I am writing a mail processing program. I have a big INBOX file downloaded (by Thunderbird) that has my gmail.
It runs on some mailboxes, but not the INBOX from gmail. It goes for a long while, but then I get a UnicodeDecodeError
exception with a message
'ascii' codec can't decode byte 0xe2 in position 56: ordinal not in range(128)
.
Fixing the decoding logic is one possibility, but after trying various decoding strings, I either still get an exception, or I miss processing most messages.
I accept the possibility that some messages may be invalid or cannot be decoded. Skipping them is ok, but I cannot figure out how to do so, since the exception occurs while running code underlying the for-loop implementation, such that I cannot use a try/except to catch and skip bad messages.
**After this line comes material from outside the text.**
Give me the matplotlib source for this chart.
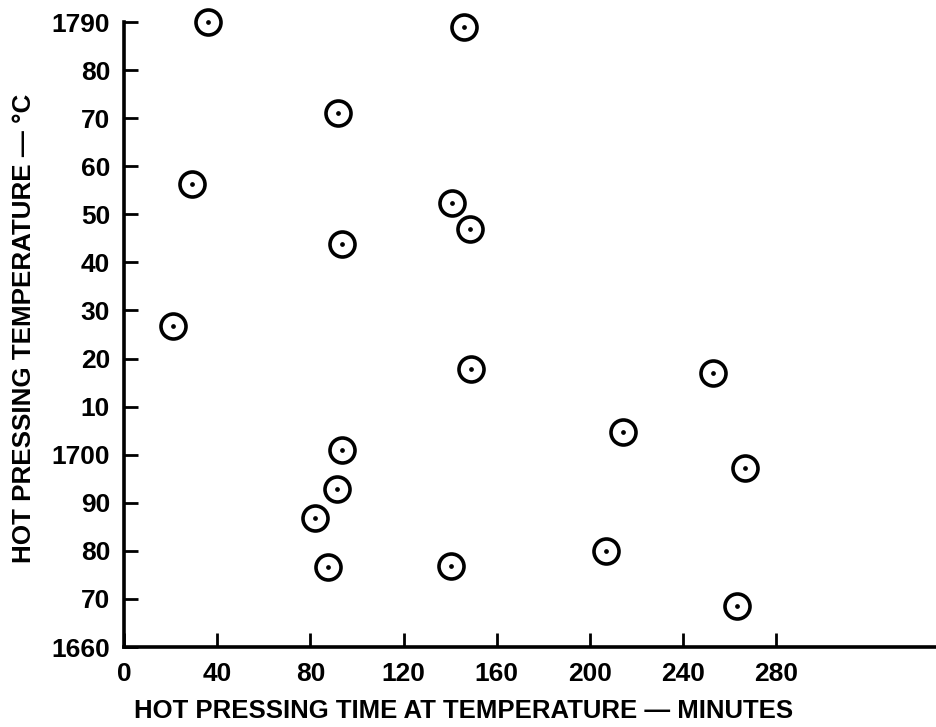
import numpy as np
import matplotlib.pyplot as plt

plt.rcParams['font.family'] = ['Liberation Sans', 'DejaVu Sans']
plt.rcParams['font.weight'] = 'bold'

# Data
time_min = [36, 146, 92, 29, 141, 148.5, 93.5, 21, 149, 253, 214, 93.5, 266.5, 91.5, 82, 207, 87.5, 140.5, 263]
temp_c = [1790, 1789, 1771, 1756.3, 1752.4, 1747, 1743.8, 1726.8, 1717.9, 1717, 1704.8, 1701, 1697.3, 1692.9, 1686.9, 1680, 1676.7, 1676.9, 1668.6]

X_TICKS = [0, 40, 80, 120, 160, 200, 240, 280]
Y_TICKS = [1660, 1670, 1680, 1690, 1700, 1710, 1720, 1730, 1740, 1750, 1760, 1770, 1780, 1790]
Y_LABELS = ["1660", "70", "80", "90", "1700", "10", "20", "30", "40", "50", "60", "70", "80", "1790"]

fig = plt.figure(figsize=(9.37, 7.27), dpi=100)
ax = fig.add_axes([0.1323, 0.110, 0.8677, 0.8597])

# circle with a dot in the middle
ax.plot(time_min, temp_c, linestyle='none', marker='o', markersize=18,
        markerfacecolor='white', markeredgecolor='black', markeredgewidth=2.6,
        clip_on=False, zorder=3)
ax.plot(time_min, temp_c, linestyle='none', marker='o', markersize=2.4,
        color='black', clip_on=False, zorder=4)

ax.set_xlim(0, 349)
ax.set_ylim(1660, 1790)

ax.set_xticks(X_TICKS)
ax.set_yticks(Y_TICKS)
ax.set_yticklabels(Y_LABELS)

for side in ['top', 'right']:
    ax.spines[side].set_visible(False)
for side in ['left', 'bottom']:
    ax.spines[side].set_linewidth(2.6)

ax.tick_params(axis='both', direction='in', length=10, width=2, labelsize=19)
ax.tick_params(axis='x', pad=11)
ax.tick_params(axis='y', pad=10)

ax.set_xlabel("HOT PRESSING TIME AT TEMPERATURE — MINUTES", fontsize=18.5,
              fontweight='bold')
ax.xaxis.set_label_coords(0.418, -0.083)
ax.set_ylabel("HOT PRESSING TEMPERATURE — °C", fontsize=18.7,
              fontweight='bold', va='center')
ax.yaxis.set_label_coords(-0.123, 0.51)

fig.savefig("out.png", dpi=100)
The traceback includes only one line from my program, which is this line:
for message in mbox:
That appears to call itervalues, which calls __getitem__
, which calls get_message
in mailbox.py
. I don't know the mechanics of the for loop in Python, but itervalues would seem to be the way the for loop iterates over all messages in the mbox, and it does that by calling a generic __getitem__
, which calls a mailbox.get_message()
.
If there is something wrong with a single message, that's fine, but I would like to skip it and move on. The problem is that since I am not making any API calls, I don't know where I would put a try / except handler. I guess I could wrap the entire for loop with a handler, but that would not allow me to continue to the next record.
I can reproduce the problem with just a few lines:
import mailbox
mbox = mailbox.mbox('INBOX')
print(str(mbox.__len__()) + ' messages in mbox')
processed=0
for message in mbox:
processed += 1
if processed % 10000 == 0:
print('processed ', processed, ' so far')
The exception happens somewhere after 30k messages in a file that has almost 200k.
Can someone suggest how to trap the exception, allowing me to skip the broken one and continue?
UPDATE: Here's the traceback resulting from the exception:
Traceback (most recent call last):
File "C:\Users\Mark Colan\.p2\pool\plugins\org.python.pydev_4.5.5.201603221110\pysrc\pydevd.py", line 1529, in <module>
globals = debugger.run(setup['file'], None, None, is_module)
File "C:\Users\Mark Colan\.p2\pool\plugins\org.python.pydev_4.5.5.201603221110\pysrc\pydevd.py", line 936, in run
pydev_imports.execfile(file, globals, locals) # execute the script
File "C:\Users\Mark Colan\.p2\pool\plugins\org.python.pydev_4.5.5.201603221110\pysrc\_pydev_imps\_pydev_execfile.py", line 18, in execfile
exec(compile(contents+"\n", file, 'exec'), glob, loc)
File "D:\Dev\Sandbox2\Sandbox2.py", line 6, in <module>
for message in mbox:
File "C:\Program Files\Python35\lib\mailbox.py", line 108, in itervalues
value = self[key]
File "C:\Program Files\Python35\lib\mailbox.py", line 72, in __getitem__
return self.get_message(key)
File "C:\Program Files\Python35\lib\mailbox.py", line 779, in get_message
msg.set_from(from_line[5:].decode('ascii'))
UnicodeDecodeError: 'ascii' codec can't decode byte 0xe2 in position 56: ordinal not in range(128)